=== STATED GOAL ===
Scan the entries below for the word "matplotlib". Copy each line that has it.

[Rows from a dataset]
+ + +

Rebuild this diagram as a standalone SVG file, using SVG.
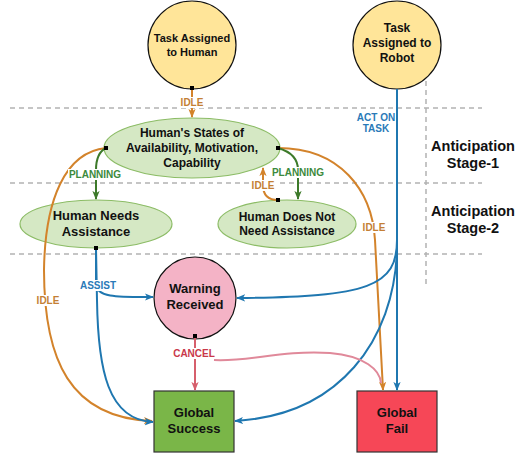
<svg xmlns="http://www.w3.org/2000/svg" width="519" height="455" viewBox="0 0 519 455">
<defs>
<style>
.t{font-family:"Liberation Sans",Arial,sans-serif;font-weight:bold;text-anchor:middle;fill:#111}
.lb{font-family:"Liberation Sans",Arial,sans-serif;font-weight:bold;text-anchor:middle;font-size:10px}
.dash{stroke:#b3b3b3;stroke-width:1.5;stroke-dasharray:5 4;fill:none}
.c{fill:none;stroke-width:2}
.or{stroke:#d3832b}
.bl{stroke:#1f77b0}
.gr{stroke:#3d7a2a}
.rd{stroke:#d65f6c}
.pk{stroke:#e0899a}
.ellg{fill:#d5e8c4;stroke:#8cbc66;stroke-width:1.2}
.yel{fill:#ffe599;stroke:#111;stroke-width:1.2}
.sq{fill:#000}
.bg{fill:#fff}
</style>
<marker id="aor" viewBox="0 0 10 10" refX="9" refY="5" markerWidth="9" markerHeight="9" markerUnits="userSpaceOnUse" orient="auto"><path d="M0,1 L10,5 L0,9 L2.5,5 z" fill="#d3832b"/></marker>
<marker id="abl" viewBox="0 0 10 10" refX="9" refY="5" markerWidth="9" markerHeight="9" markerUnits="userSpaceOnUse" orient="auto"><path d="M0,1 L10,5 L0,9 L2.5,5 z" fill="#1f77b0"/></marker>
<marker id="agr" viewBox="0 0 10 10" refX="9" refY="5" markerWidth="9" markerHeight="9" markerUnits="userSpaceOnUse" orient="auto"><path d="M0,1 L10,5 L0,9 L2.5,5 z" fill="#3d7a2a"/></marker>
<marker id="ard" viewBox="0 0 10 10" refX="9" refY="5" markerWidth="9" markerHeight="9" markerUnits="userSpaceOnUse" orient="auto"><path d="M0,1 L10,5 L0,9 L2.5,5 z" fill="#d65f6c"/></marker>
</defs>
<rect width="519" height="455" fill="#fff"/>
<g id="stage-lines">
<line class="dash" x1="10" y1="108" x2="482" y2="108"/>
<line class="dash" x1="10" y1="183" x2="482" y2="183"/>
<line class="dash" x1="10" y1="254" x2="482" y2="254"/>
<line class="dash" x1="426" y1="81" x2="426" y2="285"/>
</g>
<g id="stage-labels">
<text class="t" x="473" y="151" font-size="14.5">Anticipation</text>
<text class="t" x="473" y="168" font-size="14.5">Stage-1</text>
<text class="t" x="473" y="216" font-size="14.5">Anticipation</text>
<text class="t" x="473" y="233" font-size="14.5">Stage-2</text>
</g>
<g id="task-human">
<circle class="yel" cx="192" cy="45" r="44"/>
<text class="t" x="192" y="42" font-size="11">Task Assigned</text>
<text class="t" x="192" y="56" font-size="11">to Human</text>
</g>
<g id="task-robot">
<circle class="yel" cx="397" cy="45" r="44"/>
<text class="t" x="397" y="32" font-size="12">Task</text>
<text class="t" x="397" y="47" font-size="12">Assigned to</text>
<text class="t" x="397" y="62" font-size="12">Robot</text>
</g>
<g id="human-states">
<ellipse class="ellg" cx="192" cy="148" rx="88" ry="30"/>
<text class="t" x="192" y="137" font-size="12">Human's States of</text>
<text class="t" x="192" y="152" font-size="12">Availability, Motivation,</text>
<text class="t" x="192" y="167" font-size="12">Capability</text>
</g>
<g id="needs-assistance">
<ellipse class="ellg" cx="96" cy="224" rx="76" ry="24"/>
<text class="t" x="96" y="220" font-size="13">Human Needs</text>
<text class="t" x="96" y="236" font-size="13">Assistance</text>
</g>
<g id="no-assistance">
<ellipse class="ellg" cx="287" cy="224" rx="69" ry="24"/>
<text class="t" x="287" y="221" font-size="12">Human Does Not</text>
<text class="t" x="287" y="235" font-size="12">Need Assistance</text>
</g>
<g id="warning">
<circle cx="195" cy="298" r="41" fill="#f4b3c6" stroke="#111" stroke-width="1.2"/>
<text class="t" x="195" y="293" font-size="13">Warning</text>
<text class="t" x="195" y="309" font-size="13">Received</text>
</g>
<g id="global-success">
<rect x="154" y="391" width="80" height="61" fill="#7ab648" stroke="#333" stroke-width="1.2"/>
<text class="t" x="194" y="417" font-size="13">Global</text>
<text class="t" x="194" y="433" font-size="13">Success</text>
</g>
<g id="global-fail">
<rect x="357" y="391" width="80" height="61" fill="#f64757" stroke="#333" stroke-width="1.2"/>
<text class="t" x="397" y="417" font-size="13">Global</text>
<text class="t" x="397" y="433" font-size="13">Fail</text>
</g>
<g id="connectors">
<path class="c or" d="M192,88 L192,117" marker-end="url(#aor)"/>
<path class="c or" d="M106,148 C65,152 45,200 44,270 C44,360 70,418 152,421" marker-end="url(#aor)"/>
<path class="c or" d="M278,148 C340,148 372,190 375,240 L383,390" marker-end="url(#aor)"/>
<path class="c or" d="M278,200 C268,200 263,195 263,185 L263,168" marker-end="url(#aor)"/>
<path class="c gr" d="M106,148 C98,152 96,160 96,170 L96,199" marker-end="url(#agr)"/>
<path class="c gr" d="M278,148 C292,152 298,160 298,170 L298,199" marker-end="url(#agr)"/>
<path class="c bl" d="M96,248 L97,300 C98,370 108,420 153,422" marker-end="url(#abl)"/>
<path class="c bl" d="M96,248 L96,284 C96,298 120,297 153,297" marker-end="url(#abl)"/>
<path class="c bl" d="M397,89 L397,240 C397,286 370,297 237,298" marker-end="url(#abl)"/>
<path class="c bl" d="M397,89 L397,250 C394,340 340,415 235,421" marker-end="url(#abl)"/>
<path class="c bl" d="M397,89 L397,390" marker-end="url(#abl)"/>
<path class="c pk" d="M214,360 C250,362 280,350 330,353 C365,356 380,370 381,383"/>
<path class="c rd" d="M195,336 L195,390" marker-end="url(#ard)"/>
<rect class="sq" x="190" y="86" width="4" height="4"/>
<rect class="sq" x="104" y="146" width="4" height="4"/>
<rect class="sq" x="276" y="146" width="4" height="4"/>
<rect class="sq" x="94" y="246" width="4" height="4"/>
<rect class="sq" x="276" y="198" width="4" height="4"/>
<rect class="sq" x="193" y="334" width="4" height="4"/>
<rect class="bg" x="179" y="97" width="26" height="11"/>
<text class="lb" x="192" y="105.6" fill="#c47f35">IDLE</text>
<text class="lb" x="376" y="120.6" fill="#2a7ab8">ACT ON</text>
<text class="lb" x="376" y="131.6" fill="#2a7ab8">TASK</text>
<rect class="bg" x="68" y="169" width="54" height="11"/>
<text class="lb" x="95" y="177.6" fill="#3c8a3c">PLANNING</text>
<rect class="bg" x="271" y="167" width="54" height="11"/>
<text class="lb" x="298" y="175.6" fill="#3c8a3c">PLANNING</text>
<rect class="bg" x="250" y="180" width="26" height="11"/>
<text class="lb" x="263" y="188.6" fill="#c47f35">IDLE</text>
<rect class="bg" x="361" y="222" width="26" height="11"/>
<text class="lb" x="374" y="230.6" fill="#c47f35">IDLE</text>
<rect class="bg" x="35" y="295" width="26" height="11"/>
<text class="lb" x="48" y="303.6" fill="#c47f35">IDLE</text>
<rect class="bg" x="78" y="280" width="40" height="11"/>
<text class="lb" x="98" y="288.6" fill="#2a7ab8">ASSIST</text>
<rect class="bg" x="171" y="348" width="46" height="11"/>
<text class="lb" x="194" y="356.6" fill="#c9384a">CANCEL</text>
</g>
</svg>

+ + +

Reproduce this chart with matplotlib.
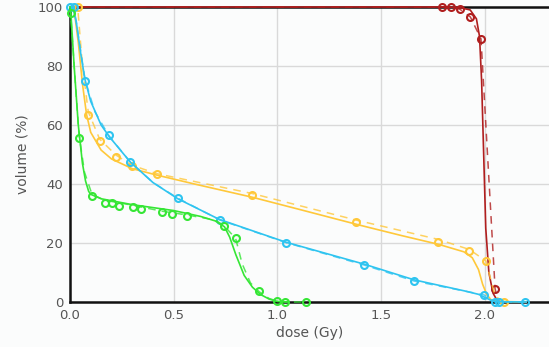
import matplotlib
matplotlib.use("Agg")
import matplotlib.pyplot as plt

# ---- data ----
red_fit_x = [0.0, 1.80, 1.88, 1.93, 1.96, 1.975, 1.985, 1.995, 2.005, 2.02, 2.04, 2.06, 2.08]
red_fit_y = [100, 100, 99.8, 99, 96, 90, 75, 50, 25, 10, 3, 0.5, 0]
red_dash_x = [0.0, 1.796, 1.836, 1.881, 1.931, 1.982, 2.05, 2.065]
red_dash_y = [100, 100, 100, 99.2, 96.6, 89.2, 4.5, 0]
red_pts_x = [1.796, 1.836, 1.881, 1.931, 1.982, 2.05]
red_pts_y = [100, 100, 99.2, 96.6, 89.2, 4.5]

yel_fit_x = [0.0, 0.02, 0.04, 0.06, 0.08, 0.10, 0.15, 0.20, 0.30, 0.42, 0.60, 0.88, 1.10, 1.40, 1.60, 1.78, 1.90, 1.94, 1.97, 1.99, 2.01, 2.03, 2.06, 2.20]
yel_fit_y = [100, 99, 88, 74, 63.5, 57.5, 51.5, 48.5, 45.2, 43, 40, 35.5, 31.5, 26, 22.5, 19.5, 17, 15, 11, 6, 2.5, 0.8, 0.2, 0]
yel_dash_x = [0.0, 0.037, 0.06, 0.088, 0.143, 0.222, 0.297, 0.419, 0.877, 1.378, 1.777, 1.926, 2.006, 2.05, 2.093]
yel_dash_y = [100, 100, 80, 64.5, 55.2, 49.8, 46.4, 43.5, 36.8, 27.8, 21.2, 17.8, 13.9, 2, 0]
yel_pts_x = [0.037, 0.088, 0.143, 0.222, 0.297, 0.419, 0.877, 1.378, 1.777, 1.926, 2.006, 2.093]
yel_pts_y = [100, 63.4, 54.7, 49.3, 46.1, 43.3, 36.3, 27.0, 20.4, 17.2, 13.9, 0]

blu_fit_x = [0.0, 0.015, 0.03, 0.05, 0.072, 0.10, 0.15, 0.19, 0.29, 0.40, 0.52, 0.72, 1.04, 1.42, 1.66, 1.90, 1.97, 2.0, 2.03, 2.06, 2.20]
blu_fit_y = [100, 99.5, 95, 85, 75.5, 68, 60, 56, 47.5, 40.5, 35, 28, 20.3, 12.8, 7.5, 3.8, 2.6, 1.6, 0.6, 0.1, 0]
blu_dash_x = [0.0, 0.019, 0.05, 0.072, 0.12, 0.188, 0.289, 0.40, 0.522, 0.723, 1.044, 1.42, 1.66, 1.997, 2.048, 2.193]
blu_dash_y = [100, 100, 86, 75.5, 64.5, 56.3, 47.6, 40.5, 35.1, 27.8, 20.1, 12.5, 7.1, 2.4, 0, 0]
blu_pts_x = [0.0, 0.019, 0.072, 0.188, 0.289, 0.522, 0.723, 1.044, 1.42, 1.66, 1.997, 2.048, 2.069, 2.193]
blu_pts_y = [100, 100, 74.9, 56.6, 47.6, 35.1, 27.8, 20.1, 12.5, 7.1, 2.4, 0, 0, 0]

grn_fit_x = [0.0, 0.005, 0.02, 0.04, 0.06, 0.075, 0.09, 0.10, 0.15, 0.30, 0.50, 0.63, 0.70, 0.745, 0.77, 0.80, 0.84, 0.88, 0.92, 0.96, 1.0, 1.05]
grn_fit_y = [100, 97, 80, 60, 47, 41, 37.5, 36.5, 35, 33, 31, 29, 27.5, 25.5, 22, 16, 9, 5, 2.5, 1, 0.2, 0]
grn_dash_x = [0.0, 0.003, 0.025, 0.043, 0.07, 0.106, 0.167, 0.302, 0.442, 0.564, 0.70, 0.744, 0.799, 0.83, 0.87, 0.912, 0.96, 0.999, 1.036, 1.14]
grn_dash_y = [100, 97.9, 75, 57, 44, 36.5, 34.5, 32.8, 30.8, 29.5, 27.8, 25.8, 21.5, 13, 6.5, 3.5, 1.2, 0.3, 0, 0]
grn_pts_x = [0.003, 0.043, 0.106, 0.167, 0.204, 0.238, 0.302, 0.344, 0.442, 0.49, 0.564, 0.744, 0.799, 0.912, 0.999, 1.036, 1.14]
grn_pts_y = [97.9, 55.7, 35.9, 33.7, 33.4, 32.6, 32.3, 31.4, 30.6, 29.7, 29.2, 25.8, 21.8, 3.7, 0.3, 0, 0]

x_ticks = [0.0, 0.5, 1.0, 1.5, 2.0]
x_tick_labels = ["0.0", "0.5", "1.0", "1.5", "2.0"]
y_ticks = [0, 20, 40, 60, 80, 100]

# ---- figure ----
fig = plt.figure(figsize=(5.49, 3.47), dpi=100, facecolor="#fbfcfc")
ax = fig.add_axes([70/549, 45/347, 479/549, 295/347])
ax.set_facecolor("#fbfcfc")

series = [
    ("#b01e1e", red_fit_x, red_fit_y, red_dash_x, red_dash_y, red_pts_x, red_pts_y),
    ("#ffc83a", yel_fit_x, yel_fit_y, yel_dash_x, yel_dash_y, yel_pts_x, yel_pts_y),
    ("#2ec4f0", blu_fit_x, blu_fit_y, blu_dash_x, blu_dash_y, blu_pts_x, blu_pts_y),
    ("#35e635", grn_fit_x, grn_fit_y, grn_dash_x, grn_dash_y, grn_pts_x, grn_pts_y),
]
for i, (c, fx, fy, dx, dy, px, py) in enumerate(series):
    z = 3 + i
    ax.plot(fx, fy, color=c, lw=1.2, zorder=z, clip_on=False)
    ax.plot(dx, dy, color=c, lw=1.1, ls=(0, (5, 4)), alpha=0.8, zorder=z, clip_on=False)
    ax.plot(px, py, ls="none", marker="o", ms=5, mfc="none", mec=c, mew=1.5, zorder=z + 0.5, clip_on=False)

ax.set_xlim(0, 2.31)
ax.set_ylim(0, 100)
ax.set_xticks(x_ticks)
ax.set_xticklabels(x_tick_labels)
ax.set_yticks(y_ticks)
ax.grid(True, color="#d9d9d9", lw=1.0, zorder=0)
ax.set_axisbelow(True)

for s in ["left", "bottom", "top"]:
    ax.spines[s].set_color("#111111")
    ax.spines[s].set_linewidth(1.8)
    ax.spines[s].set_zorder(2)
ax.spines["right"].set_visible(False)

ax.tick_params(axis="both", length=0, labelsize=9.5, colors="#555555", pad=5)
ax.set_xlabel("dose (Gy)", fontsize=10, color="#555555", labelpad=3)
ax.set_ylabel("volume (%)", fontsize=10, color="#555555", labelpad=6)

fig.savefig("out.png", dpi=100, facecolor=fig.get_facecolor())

+ + +

=== TASK ANSWER ===
Reproduce this chart with matplotlib.
import matplotlib
matplotlib.use("Agg")
import matplotlib.pyplot as plt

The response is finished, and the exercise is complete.